**BRIEF:**
Reproduce the data exactly and drop any pictures it holds.

──────── GIVEN MATERIAL ────────

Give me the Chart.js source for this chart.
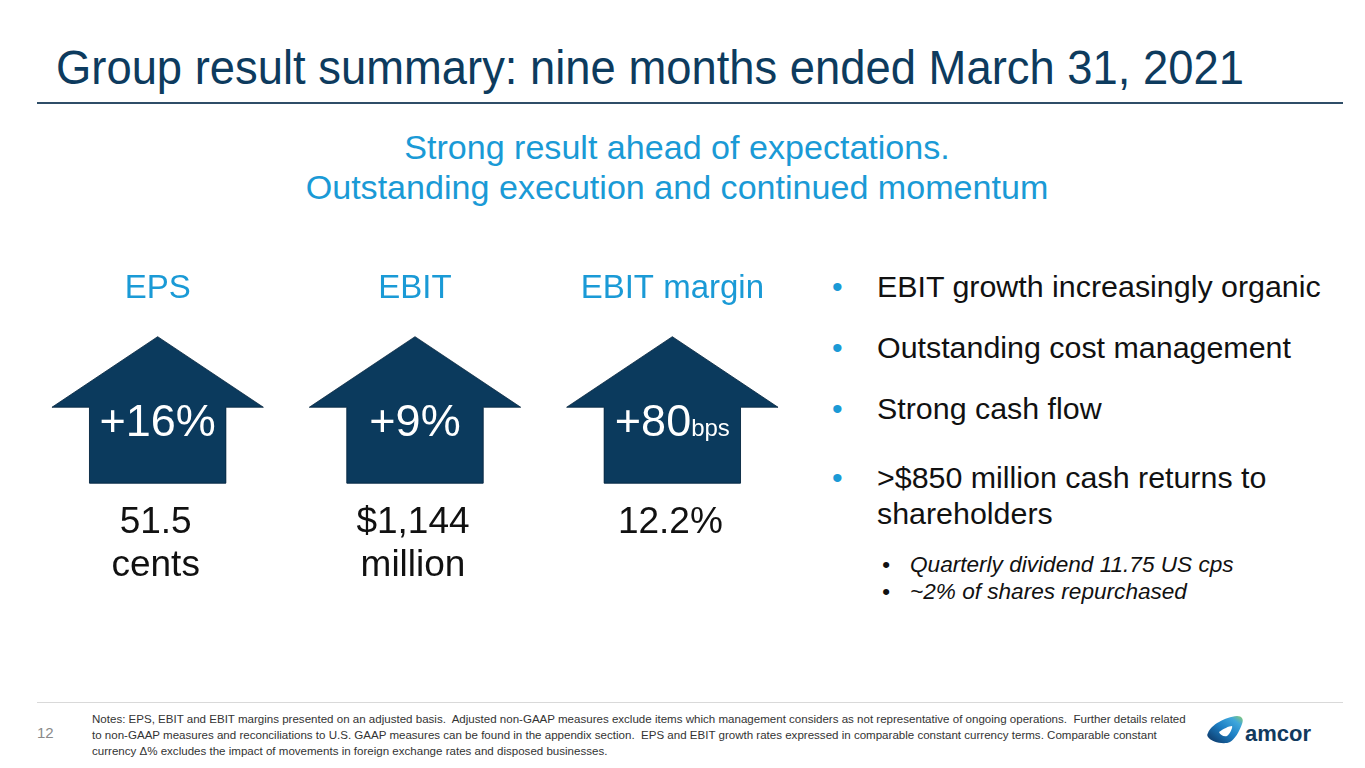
<!DOCTYPE html>
<html>
<head>
<meta charset="utf-8">
<script src="https://cdn.jsdelivr.net/npm/chart.js@4"></script>
<style>
  html, body { margin: 0; padding: 0; background: #fff; }
  body { width: 1365px; height: 768px; position: relative; overflow: hidden; font-family: "Liberation Sans", Arial, sans-serif; }
  .title { position: absolute; left: 56px; top: 39px; font-size: 49px; color: #0d3b5e; white-space: nowrap; transform: scaleX(0.926); transform-origin: left top; }
  .rule { position: absolute; left: 37px; width: 1306px; top: 102px; height: 2px; background: #2f4e68; }
  .subtitle { position: absolute; left: 0; width: 1354px; top: 127px; text-align: center; font-size: 34.1px; line-height: 40px; color: #1a9ad6; }
  .bullets { position: absolute; left: 832px; top: 268px; font-size: 30.4px; color: #111; }
  .bullets .b { position: absolute; left: 0; white-space: nowrap; }
  .bullets .dot { position: absolute; left: 0; color: #1a9ad6; line-height: 36px; }
  .bullets .txt { position: absolute; left: 45px; line-height: 36px; }
  .sub { position: absolute; left: 882px; font-size: 22.6px; line-height: 27px; font-style: italic; color: #111; white-space: nowrap; }
  .sub span { position: absolute; left: 28px; }
  .footrule { position: absolute; left: 37px; width: 1306px; top: 702px; height: 1px; background: #d9d9d9; }
  .page { position: absolute; left: 37px; top: 724px; font-size: 15px; color: #8a8a8a; }
  .notes { position: absolute; left: 92px; top: 711px; font-size: 11.55px; line-height: 16px; color: #333; white-space: nowrap; }
  .logo { position: absolute; left: 1205px; top: 712px; }
  #arrows { position: absolute; left: 29px; top: 269px; }
</style>
</head>
<body>
<div class="title">Group result summary: nine months ended March 31, 2021</div>
<div class="rule"></div>
<div class="subtitle">Strong result ahead of expectations.<br>Outstanding execution and continued momentum</div>

<canvas id="arrows" width="772" height="328"></canvas>

<div class="bullets">
  <div class="b" style="top:0"><span class="dot">•</span><span class="txt">EBIT growth increasingly organic</span></div>
  <div class="b" style="top:61px"><span class="dot">•</span><span class="txt">Outstanding cost management</span></div>
  <div class="b" style="top:122px"><span class="dot">•</span><span class="txt">Strong cash flow</span></div>
  <div class="b" style="top:191px"><span class="dot">•</span><span class="txt">&gt;$850 million cash returns to<br>shareholders</span></div>
</div>
<div class="sub" style="top:551px">•<span>Quarterly dividend 11.75 US cps</span></div>
<div class="sub" style="top:578px">•<span>~2% of shares repurchased</span></div>

<div class="footrule"></div>
<div class="page">12</div>
<div class="notes">Notes: EPS, EBIT and EBIT margins presented on an adjusted basis.&nbsp; Adjusted non-GAAP measures exclude items which management considers as not representative of ongoing operations.&nbsp; Further details related<br>to non-GAAP measures and reconciliations to U.S. GAAP measures can be found in the appendix section.&nbsp; EPS and EBIT growth rates expressed in comparable constant currency terms. Comparable constant<br>currency Δ% excludes the impact of movements in foreign exchange rates and disposed businesses.</div>
<div class="logo">
  <svg width="110" height="40" viewBox="0 0 110 40">
    <defs>
      <linearGradient id="lg" x1="0" y1="1" x2="1" y2="0">
        <stop offset="0" stop-color="#0b2f5c"/>
        <stop offset="0.5" stop-color="#1d7fc4"/>
        <stop offset="0.8" stop-color="#3fa7dc"/>
        <stop offset="1" stop-color="#8ccd6e"/>
      </linearGradient>
    </defs>
    <path d="M3 21 C6 13 20 5 32 4 C37 4 39 7 37 12 C34 20 30 27 25 30 C19 33 6 30 3 25 C2 24 2 22 3 21 Z" fill="url(#lg)"/>
    <path d="M14 20 C18 17 24 14 27 14 C28 15 25 22 22 24 C19 25 15 23 14 20 Z" fill="#fff"/>
    <text x="40" y="29" font-family="Liberation Sans, Arial, sans-serif" font-size="22" font-weight="bold" fill="#123a5e">amcor</text>
  </svg>
</div>

<script>
// Slide data
const categories = ['EPS', 'EBIT', 'EBIT margin'];
const growthValues = ['+16%', '+9%', '+80'];
const growthUnits = ['', '', 'bps'];
const levelLines = [['51.5', 'cents'], ['$1,144', 'million'], ['12.2%']];
// all three arrows are drawn the same size on the slide
const arrowLevels = [1, 1, 1];

const navy = '#0b3a5d';

// draws the arrow head on top of each bar plus the texts
const arrowPlugin = {
  id: 'arrowPlugin',
  afterDatasetsDraw(chart) {
    const ctx = chart.ctx;
    const meta = chart.getDatasetMeta(0);
    meta.data.forEach((bar, i) => {
      const half = bar.width / 2;
      const shaft = bar.base - bar.y;
      const headHalf = half * 1.55;
      const headTop = bar.y - shaft * 0.93;

      ctx.save();
      ctx.fillStyle = navy;
      ctx.strokeStyle = 'rgba(6,38,62,0.8)';
      ctx.lineWidth = 1;
      ctx.beginPath();
      ctx.moveTo(bar.x - half, bar.base);
      ctx.lineTo(bar.x - half, bar.y);
      ctx.lineTo(bar.x - headHalf, bar.y);
      ctx.lineTo(bar.x, headTop);
      ctx.lineTo(bar.x + headHalf, bar.y);
      ctx.lineTo(bar.x + half, bar.y);
      ctx.lineTo(bar.x + half, bar.base);
      ctx.closePath();
      ctx.fill();
      ctx.stroke();

      // growth figure inside the arrow
      ctx.fillStyle = '#ffffff';
      ctx.textBaseline = 'alphabetic';
      const big = '45px "Liberation Sans", Arial, sans-serif';
      const small = '24px "Liberation Sans", Arial, sans-serif';
      ctx.font = big;
      const w1 = ctx.measureText(growthValues[i]).width;
      ctx.font = small;
      const w2 = growthUnits[i] ? ctx.measureText(growthUnits[i]).width : 0;
      const x0 = bar.x - (w1 + w2) / 2;
      ctx.textAlign = 'left';
      ctx.font = big;
      ctx.fillText(growthValues[i], x0, bar.y + 29);
      if (growthUnits[i]) {
        ctx.font = small;
        ctx.fillText(growthUnits[i], x0 + w1, bar.y + 29);
      }

      // level below the arrow
      ctx.fillStyle = '#111111';
      ctx.textAlign = 'center';
      ctx.font = '37px "Liberation Sans", Arial, sans-serif';
      levelLines[i].forEach((line, k) => {
        ctx.fillText(line, bar.x - 2, bar.base + 50 + k * 43);
      });
      ctx.restore();
    });
  }
};

new Chart(document.getElementById('arrows'), {
  type: 'bar',
  data: {
    labels: categories,
    datasets: [{
      data: arrowLevels,
      backgroundColor: navy,
      borderWidth: 0,
      categoryPercentage: 1,
      barPercentage: 0.53
    }]
  },
  options: {
    responsive: false,
    animation: false,
    layout: { padding: 0 },
    plugins: { legend: { display: false }, tooltip: { enabled: false } },
    scales: {
      x: {
        position: 'top',
        grid: { display: false, drawTicks: false },
        border: { display: false },
        ticks: {
          color: '#1a9ad6',
          font: { family: '"Liberation Sans", Arial, sans-serif', size: 33 },
          padding: 0
        }
      },
      y: {
        display: false,
        min: -1.5,
        max: 2.3
      }
    }
  },
  plugins: [arrowPlugin]
});
</script>
</body>
</html>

────────

**ANSWER IN FULL:**
Give me the Chart.js source for this chart.
<!DOCTYPE html>
<html>
<head>
<meta charset="utf-8">
<script src="https://cdn.jsdelivr.net/npm/chart.js@4"></script>
<style>
  html, body { margin: 0; padding: 0; background: #fff; }
  body { width: 1365px; height: 768px; position: relative; overflow: hidden; font-family: "Liberation Sans", Arial, sans-serif; }
  .title { position: absolute; left: 56px; top: 39px; font-size: 49px; color: #0d3b5e; white-space: nowrap; transform: scaleX(0.926); transform-origin: left top; }
  .rule { position: absolute; left: 37px; width: 1306px; top: 102px; height: 2px; background: #2f4e68; }
  .subtitle { position: absolute; left: 0; width: 1354px; top: 127px; text-align: center; font-size: 34.1px; line-height: 40px; color: #1a9ad6; }
  .bullets { position: absolute; left: 832px; top: 268px; font-size: 30.4px; color: #111; }
  .bullets .b { position: absolute; left: 0; white-space: nowrap; }
  .bullets .dot { position: absolute; left: 0; color: #1a9ad6; line-height: 36px; }
  .bullets .txt { position: absolute; left: 45px; line-height: 36px; }
  .sub { position: absolute; left: 882px; font-size: 22.6px; line-height: 27px; font-style: italic; color: #111; white-space: nowrap; }
  .sub span { position: absolute; left: 28px; }
  .footrule { position: absolute; left: 37px; width: 1306px; top: 702px; height: 1px; background: #d9d9d9; }
  .page { position: absolute; left: 37px; top: 724px; font-size: 15px; color: #8a8a8a; }
  .notes { position: absolute; left: 92px; top: 711px; font-size: 11.55px; line-height: 16px; color: #333; white-space: nowrap; }
  .logo { position: absolute; left: 1205px; top: 712px; }
  #arrows { position: absolute; left: 29px; top: 269px; }
</style>
</head>
<body>
<div class="title">Group result summary: nine months ended March 31, 2021</div>
<div class="rule"></div>
<div class="subtitle">Strong result ahead of expectations.<br>Outstanding execution and continued momentum</div>

<canvas id="arrows" width="772" height="328"></canvas>

<div class="bullets">
  <div class="b" style="top:0"><span class="dot">•</span><span class="txt">EBIT growth increasingly organic</span></div>
  <div class="b" style="top:61px"><span class="dot">•</span><span class="txt">Outstanding cost management</span></div>
  <div class="b" style="top:122px"><span class="dot">•</span><span class="txt">Strong cash flow</span></div>
  <div class="b" style="top:191px"><span class="dot">•</span><span class="txt">&gt;$850 million cash returns to<br>shareholders</span></div>
</div>
<div class="sub" style="top:551px">•<span>Quarterly dividend 11.75 US cps</span></div>
<div class="sub" style="top:578px">•<span>~2% of shares repurchased</span></div>

<div class="footrule"></div>
<div class="page">12</div>
<div class="notes">Notes: EPS, EBIT and EBIT margins presented on an adjusted basis.&nbsp; Adjusted non-GAAP measures exclude items which management considers as not representative of ongoing operations.&nbsp; Further details related<br>to non-GAAP measures and reconciliations to U.S. GAAP measures can be found in the appendix section.&nbsp; EPS and EBIT growth rates expressed in comparable constant currency terms. Comparable constant<br>currency Δ% excludes the impact of movements in foreign exchange rates and disposed businesses.</div>
<div class="logo">
  <svg width="110" height="40" viewBox="0 0 110 40">
    <defs>
      <linearGradient id="lg" x1="0" y1="1" x2="1" y2="0">
        <stop offset="0" stop-color="#0b2f5c"/>
        <stop offset="0.5" stop-color="#1d7fc4"/>
        <stop offset="0.8" stop-color="#3fa7dc"/>
        <stop offset="1" stop-color="#8ccd6e"/>
      </linearGradient>
    </defs>
    <path d="M3 21 C6 13 20 5 32 4 C37 4 39 7 37 12 C34 20 30 27 25 30 C19 33 6 30 3 25 C2 24 2 22 3 21 Z" fill="url(#lg)"/>
    <path d="M14 20 C18 17 24 14 27 14 C28 15 25 22 22 24 C19 25 15 23 14 20 Z" fill="#fff"/>
    <text x="40" y="29" font-family="Liberation Sans, Arial, sans-serif" font-size="22" font-weight="bold" fill="#123a5e">amcor</text>
  </svg>
</div>

<script>
// Slide data
const categories = ['EPS', 'EBIT', 'EBIT margin'];
const growthValues = ['+16%', '+9%', '+80'];
const growthUnits = ['', '', 'bps'];
const levelLines = [['51.5', 'cents'], ['$1,144', 'million'], ['12.2%']];
// all three arrows are drawn the same size on the slide
const arrowLevels = [1, 1, 1];

const navy = '#0b3a5d';

// draws the arrow head on top of each bar plus the texts
const arrowPlugin = {
  id: 'arrowPlugin',
  afterDatasetsDraw(chart) {
    const ctx = chart.ctx;
    const meta = chart.getDatasetMeta(0);
    meta.data.forEach((bar, i) => {
      const half = bar.width / 2;
      const shaft = bar.base - bar.y;
      const headHalf = half * 1.55;
      const headTop = bar.y - shaft * 0.93;

      ctx.save();
      ctx.fillStyle = navy;
      ctx.strokeStyle = 'rgba(6,38,62,0.8)';
      ctx.lineWidth = 1;
      ctx.beginPath();
      ctx.moveTo(bar.x - half, bar.base);
      ctx.lineTo(bar.x - half, bar.y);
      ctx.lineTo(bar.x - headHalf, bar.y);
      ctx.lineTo(bar.x, headTop);
      ctx.lineTo(bar.x + headHalf, bar.y);
      ctx.lineTo(bar.x + half, bar.y);
      ctx.lineTo(bar.x + half, bar.base);
      ctx.closePath();
      ctx.fill();
      ctx.stroke();

      // growth figure inside the arrow
      ctx.fillStyle = '#ffffff';
      ctx.textBaseline = 'alphabetic';
      const big = '45px "Liberation Sans", Arial, sans-serif';
      const small = '24px "Liberation Sans", Arial, sans-serif';
      ctx.font = big;
      const w1 = ctx.measureText(growthValues[i]).width;
      ctx.font = small;
      const w2 = growthUnits[i] ? ctx.measureText(growthUnits[i]).width : 0;
      const x0 = bar.x - (w1 + w2) / 2;
      ctx.textAlign = 'left';
      ctx.font = big;
      ctx.fillText(growthValues[i], x0, bar.y + 29);
      if (growthUnits[i]) {
        ctx.font = small;
        ctx.fillText(growthUnits[i], x0 + w1, bar.y + 29);
      }

      // level below the arrow
      ctx.fillStyle = '#111111';
      ctx.textAlign = 'center';
      ctx.font = '37px "Liberation Sans", Arial, sans-serif';
      levelLines[i].forEach((line, k) => {
        ctx.fillText(line, bar.x - 2, bar.base + 50 + k * 43);
      });
      ctx.restore();
    });
  }
};

new Chart(document.getElementById('arrows'), {
  type: 'bar',
  data: {
    labels: categories,
    datasets: [{
      data: arrowLevels,
      backgroundColor: navy,
      borderWidth: 0,
      categoryPercentage: 1,
      barPercentage: 0.53
    }]
  },
  options: {
    responsive: false,
    animation: false,
    layout: { padding: 0 },
    plugins: { legend: { display: false }, tooltip: { enabled: false } },
    scales: {
      x: {
        position: 'top',
        grid: { display: false, drawTicks: false },
        border: { display: false },
        ticks: {
          color: '#1a9ad6',
          font: { family: '"Liberation Sans", Arial, sans-serif', size: 33 },
          padding: 0
        }
      },
      y: {
        display: false,
        min: -1.5,
        max: 2.3
      }
    }
  },
  plugins: [arrowPlugin]
});
</script>
</body>
</html>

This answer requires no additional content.